What the task asks: Using the listing below, give again exactly the lines from the line with "Generate a Python" to the line with "plt.rcParams['font.family'] = ['Liberation", inclusive, without the pictures.

Extracted entries:
* * * * * * *

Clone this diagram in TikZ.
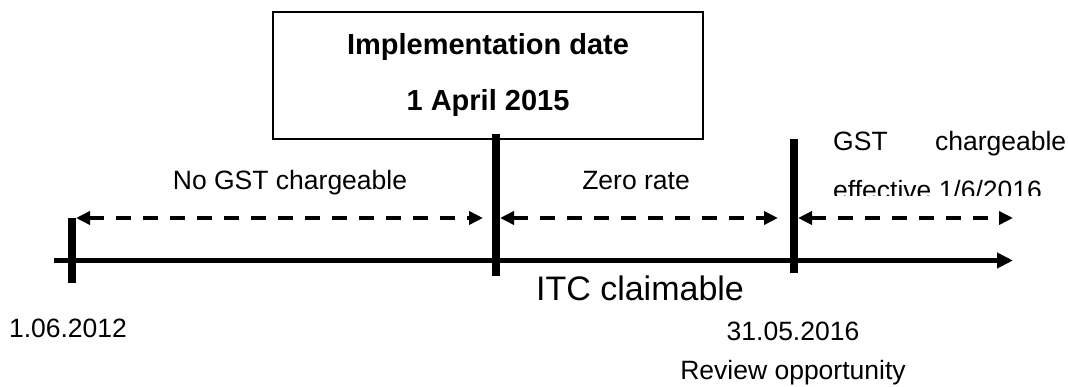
\documentclass[tikz,border=0pt]{standalone}
\usepackage{fontspec}
\setmainfont{Liberation Sans}
\usetikzlibrary{arrows.meta}
\tikzset{
  tick/.style={line width=7.5pt},
  axisline/.style={line width=5pt,-{Triangle[length=16pt,width=15pt]}},
  period/.style={line width=4pt,dash pattern=on 15pt off 12pt,
     {Triangle[length=14pt,width=13pt]}-{Triangle[length=14pt,width=13pt]}},
  lbl/.style={inner sep=0pt,font=\fontsize{26.5}{30}\selectfont},
}
\begin{document}
\begin{tikzpicture}[x=1pt,y=-1pt]
\useasboundingbox (0,0) rectangle (1068,387);
% implementation box
\node[draw,line width=2pt,minimum width=430pt,minimum height=127pt,inner sep=0pt,
      align=center,font=\fontsize{29}{56}\selectfont\bfseries] (box) at (488,75.5)
      {Implementation date\\1 April 2015};
% axis
\coordinate (ax0) at (54,260.5);
\coordinate (ax1) at (1013,260.5);
\draw[axisline] (ax0) -- (ax1);
% ticks
\coordinate (t1a) at (72,218); \coordinate (t1b) at (72,283);
\coordinate (t2a) at (496,134); \coordinate (t2b) at (496,276);
\coordinate (t3a) at (794,139); \coordinate (t3b) at (794,273);
\draw[tick] (t1a) -- (t1b);
\draw[tick] (t2a) -- (t2b);
\draw[tick] (t3a) -- (t3b);
% periods
\coordinate (p1a) at (76,218); \coordinate (p1b) at (483,218);
\coordinate (p2a) at (500,218); \coordinate (p2b) at (778,218);
\coordinate (p3a) at (798,218); \coordinate (p3b) at (1013,218);
\draw[period] (p1a) -- (p1b);
\draw[period] (p2a) -- (p2b);
\draw[period] (p3a) -- (p3b);
% labels
\node[lbl,anchor=base] (nogst) at (290,190) {No GST chargeable};
\node[lbl,anchor=base] (zero) at (636,190) {Zero rate};
\node[lbl,anchor=base west] (gst) at (833,151) {\makebox[233pt][s]{GST chargeable}};
\begin{scope}
\clip (820,160) rectangle (1068,196);
\node[lbl,anchor=base west] (eff) at (833,200) {effective 1/6/2016};
\end{scope}
\node[inner sep=0pt,anchor=base,font=\fontsize{34}{38}\selectfont] (itc) at (640,301) {ITC claimable};
\node[lbl,anchor=base] (d1) at (68,337) {1.06.2012};
\node[lbl,anchor=base] (d2) at (793,341) {31.05.2016};
\node[lbl,anchor=base] (rev) at (793,379) {Review opportunity};
\end{tikzpicture}
\end{document}
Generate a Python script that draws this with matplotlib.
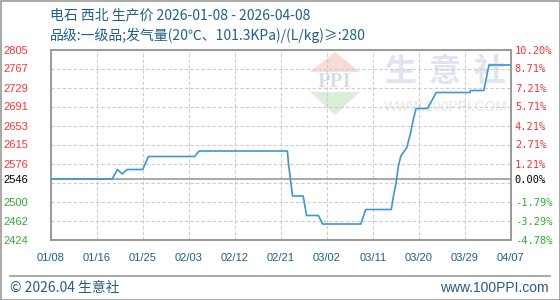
import matplotlib
matplotlib.use("Agg")
import matplotlib.pyplot as plt
import numpy as np
from matplotlib.patches import Polygon, Rectangle

plt.rcParams['font.family'] = ['Liberation Sans', 'Noto Sans CJK SC', 'DejaVu Sans']

# data: day offset from 2026-01-08, price (yuan/t)
days = [0, 11.9, 12.9, 13.85, 14.8, 17.8, 18.9, 27.85, 28.7, 45.8, 46.0, 46.8,
        48.85, 49.5, 51.8, 52.6, 60.0, 60.95, 65.9, 66.3, 66.8, 67.25, 67.75,
        68.9, 69.6, 70.2, 70.7, 72.9, 74.6, 81.1, 81.2, 83.8, 84.8, 89]
prices = [2546, 2546, 2565, 2556, 2565, 2565, 2591, 2591, 2602, 2602, 2577, 2512,
          2512, 2473, 2473, 2456, 2456, 2485, 2485, 2511, 2537, 2571, 2592,
          2609, 2637, 2667, 2687, 2687, 2719, 2719, 2723, 2723, 2774, 2774]

base_price = 2546
x_labels = ['01/08', '01/16', '01/25', '02/03', '02/12', '02/21', '03/02', '03/11', '03/20', '03/29', '04/07']
left_vals = [2424, 2462, 2500, 2546, 2576, 2615, 2653, 2691, 2729, 2767, 2805]
left_labels = ['2424', '2462', '2500', '2546', '2576', '2615', '2653', '2691', '2729', '2767', '2805']
right_labels = ['-4.78%', '-3.29%', '-1.79%', '0.00%', '1.21%', '2.71%', '4.21%', '5.71%', '7.21%', '8.71%', '10.20%']

title1 = "电石 西北 生产价 2026-01-08 - 2026-04-08"
title2 = "品级:一级品;发气量(20℃、101.3KPa)/(L/kg)≥:280"

ymin, ymax = 2424, 2805
xmax = 89
title_color = '#1f5f8b'
red, green = '#ff3333', '#33aa33'

fig = plt.figure(figsize=(5.6, 3.0), dpi=100)

# background layer in pixel coordinates
bg = fig.add_axes([0, 0, 1, 1], zorder=0)
bg.set_xlim(0, 560)
bg.set_ylim(300, 0)
bg.axis('off')
bg.add_patch(Rectangle((0.5, 0.5), 559, 299, fill=False, ec='#999999', lw=1.2))
bg.plot([10, 550], [276, 276], color='#999999', lw=1.2)
bg.text(50, 15, title1, color=title_color, fontsize=10, va='center',
        family=['Noto Sans CJK SC', 'DejaVu Sans'])
bg.text(50, 35, title2, color=title_color, fontsize=10, va='center',
        family=['Noto Sans CJK SC', 'DejaVu Sans'])
bg.text(10, 288, "© 2026.04 生意社", color='#2a5b84', fontsize=10, va='center',
        family=['Noto Sans CJK SC', 'DejaVu Sans'])
bg.text(549, 288, "www.100PPI.com", color='#2a5b84', fontsize=10, va='center', ha='right')

# watermark
bg.add_patch(Polygon([[335, 52], [310, 72], [360, 72]], closed=True, fc='#f8dcd8', ec='none'))
bg.add_patch(Polygon([[310, 92], [360, 92], [335, 115]], closed=True, fc='#dbeed8', ec='none'))
bg.text(335, 82, "PPI", color='#d8dee9', fontsize=15, fontweight='bold', ha='center', va='center',
        family='Liberation Serif')
for cx, ch in zip([400, 445, 490], "生意社"):
    bg.text(cx, 72, ch, color='#dfe4ee', fontsize=23, fontweight='bold', ha='center', va='center',
            family=['Noto Sans CJK SC'])
bg.text(446, 107, "WWW.100PPI.COM", color='#e6e6e6', fontsize=10, ha='center', va='center')

ax = fig.add_axes([50.7 / 560, 60 / 300, 460 / 560, 190.5 / 300], zorder=1)
ax.set_facecolor('none')
ax.set_xlim(0, xmax)
ax.set_ylim(ymin, ymax)

for g in np.linspace(ymin, ymax, 11)[1:-1]:
    ax.axhline(g, color='#cccccc', lw=0.8, ls=(0, (3, 2)), zorder=1)
xt = np.linspace(0, xmax, len(x_labels))
for g in xt[1:-1]:
    ax.axvline(g, color='#cccccc', lw=0.8, ls=(0, (3, 2)), zorder=1)
ax.axhline(base_price, color='#999999', lw=1.2, zorder=2)

ax.plot(days, prices, color='#3a98d4', lw=1.2, zorder=3)

for s in ax.spines.values():
    s.set_color('#999999')
    s.set_linewidth(1.4)

ax.set_xticks(xt)
ax.set_xticklabels(x_labels, color=title_color, fontsize=8)
ax.tick_params(axis='x', length=0, pad=9.5)

ax.set_yticks(left_vals)
ax.set_yticklabels(left_labels, fontsize=8)
ax.tick_params(axis='y', length=0, pad=16)

ax2 = ax.twinx()
ax2.set_ylim(ymin, ymax)
ax2.set_yticks(left_vals)
ax2.set_yticklabels(right_labels, fontsize=7.5, family='DejaVu Sans Mono')
ax2.tick_params(axis='y', length=0, pad=3)
for s in ax2.spines.values():
    s.set_visible(False)

for lab_l, lab_r, v in zip(ax.get_yticklabels(), ax2.get_yticklabels(), left_vals):
    c = 'black' if v == base_price else (red if v > base_price else green)
    lab_l.set_color(c)
    lab_r.set_color(c)

fig.savefig("out.png", dpi=100)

* * * * * * *

Exercise solution:
Generate a Python script that draws this with matplotlib.
import matplotlib
matplotlib.use("Agg")
import matplotlib.pyplot as plt
import numpy as np
from matplotlib.patches import Polygon, Rectangle

plt.rcParams['font.family'] = ['Liberation Sans', 'Noto Sans CJK SC', 'DejaVu Sans']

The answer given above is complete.